* Start Data provided *
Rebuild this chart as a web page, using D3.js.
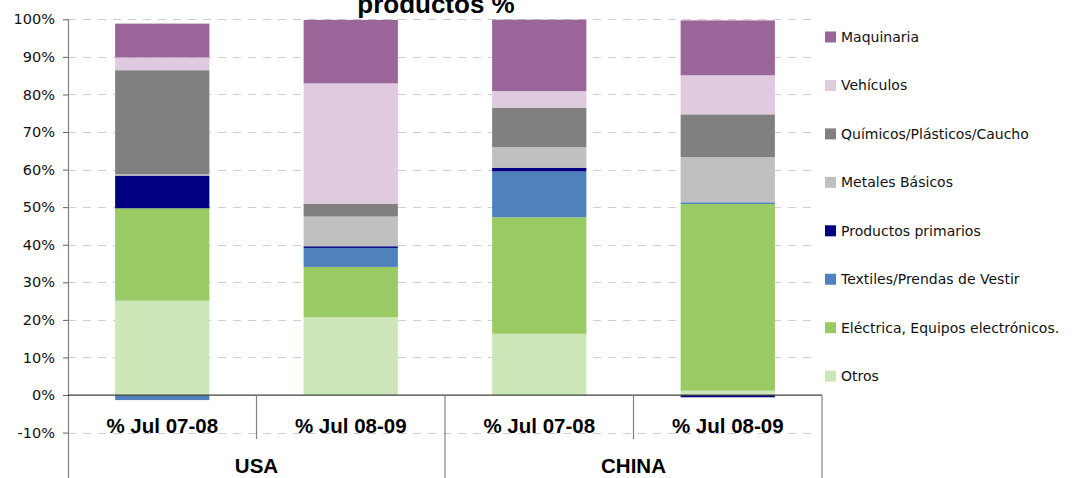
<!DOCTYPE html>
<html>
<head>
<meta charset="utf-8">
<script src="https://cdn.jsdelivr.net/npm/d3@7"></script>
<style>
  html, body { margin: 0; padding: 0; background: #ffffff; }
  svg { display: block; }
</style>
</head>
<body>
<svg id="chart" width="1074" height="478"></svg>
<script>
// Categories: period per bar and the country each bar belongs to
const periods = ["% Jul 07-08", "% Jul 08-09", "% Jul 07-08", "% Jul 08-09"];
const countries = ["USA", "USA", "CHINA", "CHINA"];

// Share of imports by product group (%), one value per bar
const otros      = [25.1, 20.7, 16.3, 1.15];
const electrica  = [24.6, 13.4, 31.0, 49.7];
const textiles   = [-1.35, 5.05, 12.2, 0.45];
const primarios  = [8.7, 0.45, 1.0, -0.6];
const metales    = [0.35, 7.9, 5.5, 12.0];
const quimicos   = [27.7, 3.45, 10.5, 11.4];
const vehiculos  = [3.4, 32.0, 4.4, 10.4];
const maquinaria = [9.0, 16.9, 19.0, 14.6];

// Series in stacking order (bottom to top)
const seriesKeys = ["otros", "electrica", "textiles", "primarios", "metales", "quimicos", "vehiculos", "maquinaria"];
const seriesValues = [otros, electrica, textiles, primarios, metales, quimicos, vehiculos, maquinaria];
const seriesLabels = [
  "Otros",
  "Eléctrica, Equipos electrónicos.",
  "Textiles/Prendas de Vestir",
  "Productos primarios",
  "Metales Básicos",
  "Químicos/Plásticos/Caucho",
  "Vehículos",
  "Maquinaria"
];
const seriesColors = ["#cde6b7", "#99ca64", "#4f81bd", "#000080", "#c0c0c0", "#808080", "#dfcadf", "#9a6598"];

// Value axis ticks (%)
const yTicks = [-10, 0, 10, 20, 30, 40, 50, 60, 70, 80, 90, 100];
const yDomain = [-10, 100];

const titleText = "productos %";

// ---- layout ----
const W = 1074, H = 478;
const plotLeft = 68, plotRight = 822, plotTop = 19.3, plotBottom = 432.6;
const BODY = "'DejaVu Sans', Verdana, sans-serif";
const BOLD = "'Liberation Sans', Arial, sans-serif";

const svg = d3.select("#chart");

const y = d3.scaleLinear().domain(yDomain).range([plotBottom, plotTop]);
const x = d3.scaleBand().domain(d3.range(periods.length)).range([plotLeft, plotRight]).padding(0);
const barW = x.bandwidth() * 0.5;

// Build rows for the stack layout
const rows = periods.map((p, i) => {
  const r = { idx: i };
  seriesKeys.forEach((k, s) => { r[k] = seriesValues[s][i]; });
  return r;
});
const stacked = d3.stack().keys(seriesKeys).offset(d3.stackOffsetDiverging)(rows);

// Gridlines (dashed), skipping the zero line
svg.append("g")
  .selectAll("line")
  .data(yTicks.filter(t => t !== 0))
  .join("line")
  .attr("x1", plotLeft).attr("x2", plotRight - 4)
  .attr("y1", d => Math.round(y(d)) + 0.5).attr("y2", d => Math.round(y(d)) + 0.5)
  .attr("stroke", "#cfcfcf").attr("stroke-width", 1.2)
  .attr("stroke-dasharray", "8,7");

// Stacked bars
svg.append("g")
  .selectAll("g")
  .data(stacked)
  .join("g")
  .attr("fill", (d, i) => seriesColors[i])
  .selectAll("rect")
  .data(d => d)
  .join("rect")
  .attr("x", d => x(d.data.idx) + (x.bandwidth() - barW) / 2)
  .attr("width", barW)
  .attr("y", d => y(Math.max(d[0], d[1])))
  .attr("height", d => Math.abs(y(d[0]) - y(d[1])));

// Value axis
const yAxis = d3.axisLeft(y).tickValues(yTicks).tickFormat(d => d + "%").tickSize(5).tickPadding(8);
const ya = svg.append("g").attr("transform", `translate(${plotLeft},0)`).call(yAxis);
ya.select(".domain").remove();
ya.selectAll(".tick line").attr("stroke", "#606060");
ya.selectAll(".tick text").attr("font-family", BODY).attr("font-size", 14.5).attr("fill", "#111");
svg.append("line")
  .attr("x1", plotLeft + 0.5).attr("x2", plotLeft + 0.5)
  .attr("y1", plotTop).attr("y2", H)
  .attr("stroke", "#808080").attr("stroke-width", 1.2);

// Zero line / category axis
svg.append("line")
  .attr("x1", plotLeft).attr("x2", plotRight)
  .attr("y1", y(0)).attr("y2", y(0))
  .attr("stroke", "#404040").attr("stroke-width", 1.2);

// Category separators: short between periods, full height between countries
const catAxis = svg.append("g");
periods.forEach((p, i) => {
  if (i === 0) return;
  const sameGroup = countries[i] === countries[i - 1];
  catAxis.append("line")
    .attr("x1", x(i)).attr("x2", x(i))
    .attr("y1", y(0)).attr("y2", sameGroup ? 439 : H)
    .attr("stroke", "#808080").attr("stroke-width", 1.2);
});
catAxis.append("line")
  .attr("x1", plotRight).attr("x2", plotRight)
  .attr("y1", y(0)).attr("y2", H)
  .attr("stroke", "#808080").attr("stroke-width", 1.2);

// Period labels
catAxis.selectAll("text.period")
  .data(periods)
  .join("text")
  .attr("class", "period")
  .attr("x", (d, i) => x(i) + x.bandwidth() / 2)
  .attr("y", 433)
  .attr("text-anchor", "middle")
  .attr("font-family", BOLD).attr("font-weight", "bold").attr("font-size", 20.5)
  .attr("fill", "#000")
  .text(d => d);

// Country labels, centred under their bars
const groups = d3.groups(periods.map((p, i) => i), i => countries[i]);
catAxis.selectAll("text.country")
  .data(groups)
  .join("text")
  .attr("class", "country")
  .attr("x", ([, idx]) => (x(idx[0]) + x(idx[idx.length - 1]) + x.bandwidth()) / 2)
  .attr("y", 473)
  .attr("text-anchor", "middle")
  .attr("font-family", BOLD).attr("font-weight", "bold").attr("font-size", 20.5)
  .attr("fill", "#000")
  .text(([name]) => name);

// Title (second line of a wrapped heading, clipped by the top edge)
svg.append("text")
  .attr("x", 436).attr("y", 13)
  .attr("text-anchor", "middle")
  .attr("font-family", BOLD).attr("font-weight", "bold").attr("font-size", 26)
  .attr("fill", "#000")
  .text(titleText);

// Legend, top entry = top of the stack
const legendOrder = d3.range(seriesKeys.length).reverse();
const legend = svg.append("g").attr("transform", "translate(825,37)");
const item = legend.selectAll("g")
  .data(legendOrder)
  .join("g")
  .attr("transform", (d, i) => `translate(0,${i * 48.45})`);
item.append("rect")
  .attr("x", 0).attr("y", -5.5).attr("width", 11).attr("height", 11)
  .attr("fill", d => seriesColors[d]);
item.append("text")
  .attr("x", 16).attr("y", 0).attr("dy", "0.35em")
  .attr("font-family", BODY).attr("font-size", 14)
  .attr("fill", "#111")
  .text(d => seriesLabels[d]);
</script>
</body>
</html>
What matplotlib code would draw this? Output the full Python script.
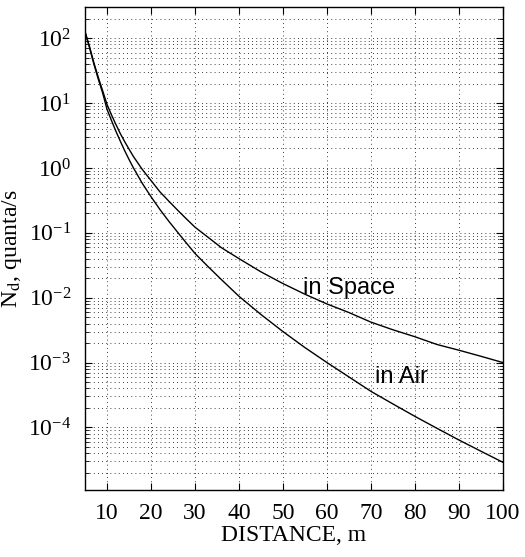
import matplotlib
matplotlib.use("Agg")
import matplotlib.pyplot as plt
from matplotlib.ticker import LogLocator, FixedLocator, NullFormatter

# distances (m)
dist = [5, 6, 7, 8, 9, 10, 11, 12, 13, 14, 15, 16, 18, 20, 22, 24, 26, 28, 30, 33, 36, 40,
        45, 50, 55, 60, 65, 70, 75, 80, 85, 90, 95, 100]
# N_d in space (quanta/s)
n_space = [125, 75, 42, 25, 15.5, 9.5, 6.6, 4.7, 3.4, 2.55, 1.95, 1.5, 0.95, 0.64, 0.43, 0.31,
           0.225, 0.165, 0.122, 0.085, 0.059, 0.040, 0.025, 0.0165, 0.0113, 0.0080, 0.0059,
           0.0042, 0.0032, 0.0025, 0.0019, 0.00155, 0.00125, 0.0010]
# N_d in air (quanta/s)
n_air = [125, 72, 40, 23.5, 14.3, 8.0, 5.4, 3.7, 2.6, 1.85, 1.35, 1.0, 0.58, 0.36, 0.23, 0.152,
         0.103, 0.070, 0.048, 0.030, 0.019, 0.0105, 0.0055, 0.0030, 0.0017, 0.00100, 0.00060,
         0.00036, 0.00023, 0.000148, 0.000097, 0.000064, 0.000043, 0.000029]

xticks = [10, 20, 30, 40, 50, 60, 70, 80, 90, 100]
yticks = [1e-4, 1e-3, 1e-2, 1e-1, 1e0, 1e1, 1e2]

plt.rcParams['mathtext.fontset'] = 'stix'
serif = ['Liberation Serif', 'DejaVu Serif']
sans = ['Liberation Sans', 'DejaVu Sans']

fig = plt.figure(figsize=(5.25, 5.57), dpi=100)
ax = fig.add_axes([0.162, 0.120, 0.796, 0.867])

ax.semilogy(dist, n_space, color='black', lw=1.0)
ax.semilogy(dist, n_air, color='black', lw=1.0)

ax.set_xlim(5, 100)
ax.set_ylim(1.08e-5, 300)

ax.xaxis.set_major_locator(FixedLocator(xticks))
ax.yaxis.set_major_locator(FixedLocator(yticks))
ax.yaxis.set_minor_locator(LogLocator(base=10, subs=range(2, 10), numticks=20))
ax.yaxis.set_minor_formatter(NullFormatter())

dot = (0, (1, 4))
ax.grid(True, which='major', axis='both', color='black', lw=0.6, linestyle=dot)
ax.grid(True, which='minor', axis='y', color='black', lw=0.6, linestyle=dot)

ax.tick_params(which='both', direction='in', top=True, right=True)
ax.tick_params(which='major', length=5, width=0.8, labelsize=17)
ax.tick_params(axis='x', which='major', pad=9)
ax.tick_params(axis='y', which='major', pad=10)
ax.tick_params(which='minor', length=3, width=0.6)
for lab in ax.get_xticklabels() + ax.get_yticklabels():
    lab.set_family(serif)
for s in ax.spines.values():
    s.set_linewidth(1.0)

ax.set_xlabel('DISTANCE, m', fontsize=17, family=serif, labelpad=1)
ax.set_ylabel(r'N$_{\mathrm{d}}$, quanta/s', fontsize=17, family=serif, labelpad=3)

ax.text(54.5, 0.0116, 'in Space', fontsize=17, family=sans, va='baseline', ha='left')
ax.text(70.8, 4.9e-4, 'in Air', fontsize=17, family=sans, va='baseline', ha='left')

fig.savefig('out.png', dpi=100)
* End Data provided *
_Problem requirements_: Every line from the one containing "What matplotlib code" through the one containing "from matplotlib.ticker import" should be quoted exactly, and no other lines; keep pictures out of the copy.

_Result of this task_:
What matplotlib code would draw this? Output the full Python script.
import matplotlib
matplotlib.use("Agg")
import matplotlib.pyplot as plt
from matplotlib.ticker import LogLocator, FixedLocator, NullFormatter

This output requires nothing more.